17.10.14

Tormenta.

Y mis párpados comienzan a abrirse despacio. Como si tuvieran miedo de lo que se extiende ante ellos. Me observo por dentro. No es un infierno cualquiera. Soy yo. Todo oscuro, espeluznante y húmedo. Cada rincón me mira entre gotas de lluvia. La niebla recorre mis costillas adentrándose en los alvéolos. Sin respirar. Destruyendo. Destruyéndome. Las ganas se tiran por el precipicio del esternón, queriendo ser las primeras que llegan a las caderas. Sin conseguirlo.

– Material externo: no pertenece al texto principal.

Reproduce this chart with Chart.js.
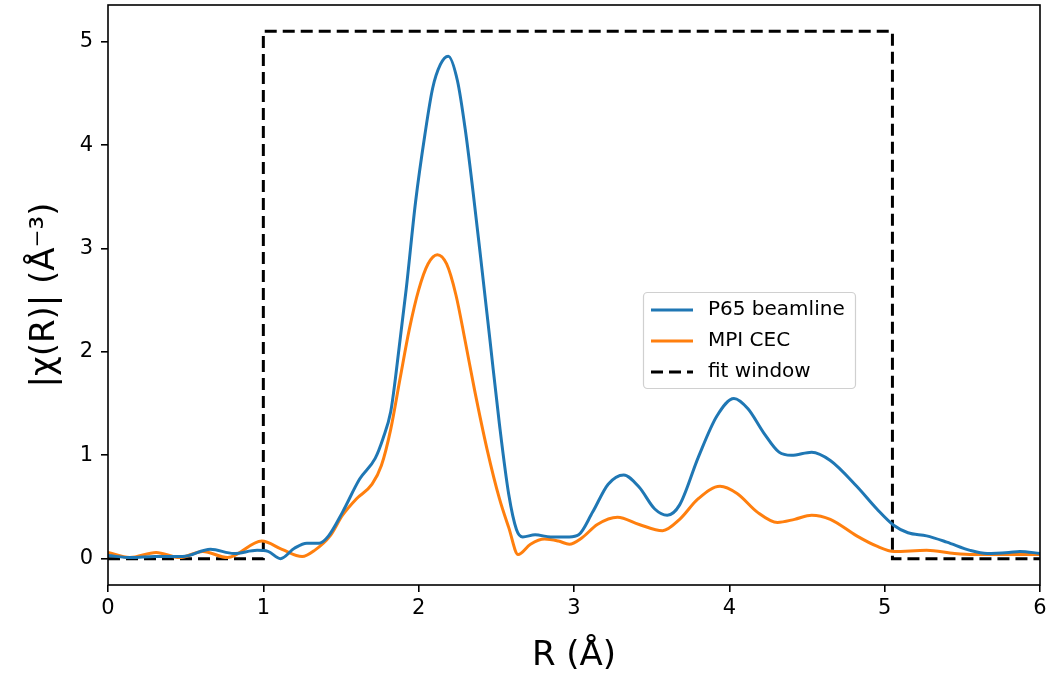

Según la Real Academia de mi propia lengua, la vida es aquello que los imbéciles dejan esfumar mientras se preocupan de satisfacer. No satisfacerse, si no satisfacer a los demás. Me desenredo los sueños y dejo los recuerdos bien doblados debajo de la almohada. Y las ganas suicidas se quedan a los pies de la cama. Me preparo el desayuno. Me desayuno. A mí misma. A ver si hay algún milagro de salir a flote. Mientras me doy un baño de agua fría. Entre cubitos de hielo que congelan las antiguas promesas y las desechan por el desagüe. 

De puntillas salgo al mundo. Ajena a todo y a todos. Evitando no dejar huellas, ni dactilares ni sentimentales. No vaya a ser que hagan algún rasguño innecesario. Y el silencio acompaña a los tacones rotos, al pintalabios corrido. Y a los gritos ahogados en la mano izquierda. 

Yo, que soy la musa barata de algún poeta borracho que no quiere ninguna musa, me mojo en esa niebla que no me deja ni inhalar ni exhalar, preguntándome por qué hasta ahora la salida de emergencia no me había resultado tan tentadora.